I do believe that hyper-inflation is in the future of the US, but I don’t see it happening for at least a year or two. A lot can happen between now and then. Holding an asset with a near term risk of loss of 40% in order to “hope” to benefit from long-term hyper inflation doesn’t make sense to me.
If you really believe hyper inflation is coming, then the most logical approach would be to sell all your real estate, buy physical metal, and wait for the hyper inflation. Gold and silver will likely do better than almost all asset classes in a hyper inflation environment.
Of course, this negates the issue of pay you pay if you sell now, etc.
You’re probably sorry you asked now! 🙂
Hi Greg,
Thanks for your response! And I’m happy I asked lol. That is exactly what I’ve been looking at. As my first option I think that I’ll try my luck and get US financing… perhaps the rules have changed since earlier this year (they wouldn’t lend to any foreigner). If that doesn’t work out I’ll have to weigh the other options.
Thanks again for your response, Greg 🙂
Am in the same position as Alberta Guy. Thanks for asking the question, AG. Bought in middle of 2008. Did not like the answer but have expected it. Thanks Greg for the honest outlook. Question is now how to sell them?…:))
I am also in the same position as Alberta Guy and KK Chan. Currently the property is doing well as I have a line of credit here in Canada and paid a substantial amount down as cash as I could find no other good investments at the time. The values in the area South of Phoenix have remained quite steady so the value does not appear to have decreased but the CAD has certainly lost a lot of ground to the USD. The dilemma I am facing right now is what to do.
1) Refinance in the US to pull a big part of the value back into CAD which could pay back most of the Canadian investment essentially making the original purchase almost free.
2) Sell the property and get it all back and take my small profit and figure what on earth to do with the cash.
3) Leave it as is and enjoy the low percentage line of credit in CAD.
The bigger question is what will the CAD do if the USD starts dropping?
Will the CAD actually potentially sit well above the USD?

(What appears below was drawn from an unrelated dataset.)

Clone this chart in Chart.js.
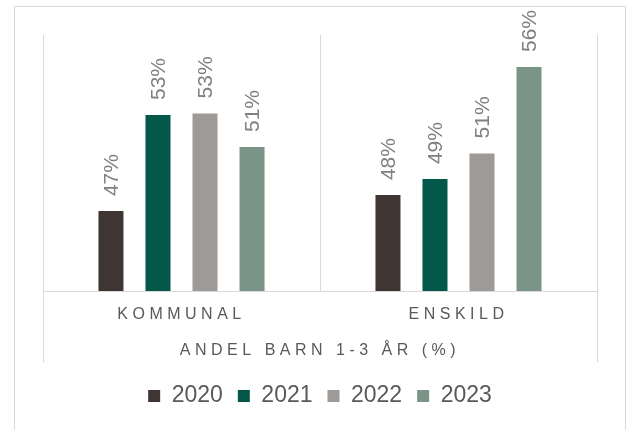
<!DOCTYPE html>
<html><head><meta charset="utf-8">
<style>html,body{margin:0;padding:0;background:#fff}#wrap{position:relative;width:626px;height:430px}</style>
<script src="https://cdn.jsdelivr.net/npm/chart.js@4/dist/chart.umd.min.js"></script>
</head><body><div id="wrap"><canvas id="c" width="626" height="430"></canvas></div>
<script>
const categories = ['KOMMUNAL', 'ENSKILD'];
const years = ['2020', '2021', '2022', '2023'];
const values2020 = [47.0, 48.0];
const values2021 = [53.0, 49.0];
const values2022 = [53.1, 50.6];
const values2023 = [51.0, 56.0];
const seriesValues = [values2020, values2021, values2022, values2023];
const colors = ['#3f3633', '#03584a', '#9e9a98', '#7a9488'];
const axisTitle = 'ANDEL BARN 1-3 ÅR (%)';
const yMin = 42, yMax = 58;

const FONT = '"Liberation Sans", Arial, sans-serif';
const GRID = '#d9d9d9';

const framePlugin = {
  id: 'frame',
  beforeDraw(chart) {
    const ctx = chart.ctx;
    ctx.save();
    ctx.fillStyle = '#fff';
    ctx.fillRect(0, 0, chart.width, chart.height);
    ctx.strokeStyle = GRID;
    ctx.lineWidth = 1;
    ctx.beginPath();
    ctx.moveTo(14.5, chart.height);
    ctx.lineTo(14.5, 6.5);
    ctx.lineTo(625.5, 6.5);
    ctx.lineTo(625.5, chart.height);
    ctx.stroke();
    ctx.restore();
    const sx = chart.scales.x;
    if (sx && !sx.__ls) {
      const dl = sx.drawLabels, dt = sx.drawTitle;
      sx.drawLabels = function (a) { const c = this.ctx; c.save(); c.letterSpacing = '4.5px'; dl.call(this, a); c.restore(); };
      sx.drawTitle = function () { const c = this.ctx; c.save(); c.letterSpacing = '4.5px'; dt.call(this); c.restore(); };
      sx.__ls = true;
    }
  },
  afterDraw(chart) {
    const ctx = chart.ctx, a = chart.chartArea, sx = chart.scales.x;
    ctx.save();
    ctx.strokeStyle = GRID;
    ctx.lineWidth = 1;
    ctx.beginPath();
    [a.left, a.right].forEach(x => {
      const px = Math.round(x) + 0.5;
      ctx.moveTo(px, a.bottom);
      ctx.lineTo(px, sx.bottom - 7);
    });
    ctx.stroke();
    ctx.restore();
  }
};

const labelPlugin = {
  id: 'vlabels',
  afterDatasetsDraw(chart) {
    const ctx = chart.ctx;
    chart.data.datasets.forEach((ds, i) => {
      const meta = chart.getDatasetMeta(i);
      meta.data.forEach((bar, j) => {
        ctx.save();
        ctx.translate(bar.x + 1, bar.y - 15);
        ctx.rotate(-Math.PI / 2);
        ctx.font = '21px ' + FONT;
        ctx.fillStyle = '#808080';
        ctx.textAlign = 'left';
        ctx.textBaseline = 'middle';
        ctx.fillText(Math.round(ds.data[j]) + '%', 0, 0);
        ctx.restore();
      });
    });
  }
};

new Chart(document.getElementById('c'), {
  type: 'bar',
  data: {
    labels: categories,
    datasets: years.map((y, i) => ({
      label: y,
      data: seriesValues[i],
      backgroundColor: colors[i],
      borderWidth: 0,
      categoryPercentage: 0.679,
      barPercentage: 0.532
    }))
  },
  options: {
    responsive: false,
    animation: false,
    devicePixelRatio: 1,
    layout: { padding: { left: 43, right: 29, top: 35, bottom: 12.5 } },
    scales: {
      x: {
        grid: { offset: true, color: GRID, lineWidth: 1, drawTicks: false },
        border: { display: true, color: GRID, width: 1 },
        ticks: { color: '#595959', font: { family: FONT, size: 16 }, padding: 14, maxRotation: 0, autoSkip: false },
        title: { display: true, text: axisTitle, color: '#595959', font: { family: FONT, size: 16 }, padding: { top: 3, bottom: 9 } }
      },
      y: {
        display: false,
        min: yMin,
        max: yMax,
        grid: { display: false }
      }
    },
    plugins: {
      legend: {
        position: 'bottom',
        labels: { boxWidth: 12, boxHeight: 12, padding: 15, color: '#595959', font: { family: FONT, size: 23 } }
      },
      tooltip: { enabled: false }
    }
  },
  plugins: [framePlugin, labelPlugin]
});
</script>
</body></html>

Would our economy not fail in a situation like this and would the BoC not just try to follow the US down along with many other currencies dependent on the USD?
Can the purchase of a property for about $55/sqft in the Phoenix area drop much more as it hasn’t really in the past 6 months?
The “professionals” seem to think prices or real estate in Alberta and BC are going to drop like stones over the next year as Canada heads into a recession so is that a fair assumption or would you recommend buying in Alberta? I know many people who have purchased in Alberta at the same time I purchased in the US and they have seen some significant declines so I am curious what you think as I know you have some really good insight and the more information I have to make my decisions will help in the coming weeks. Thanks!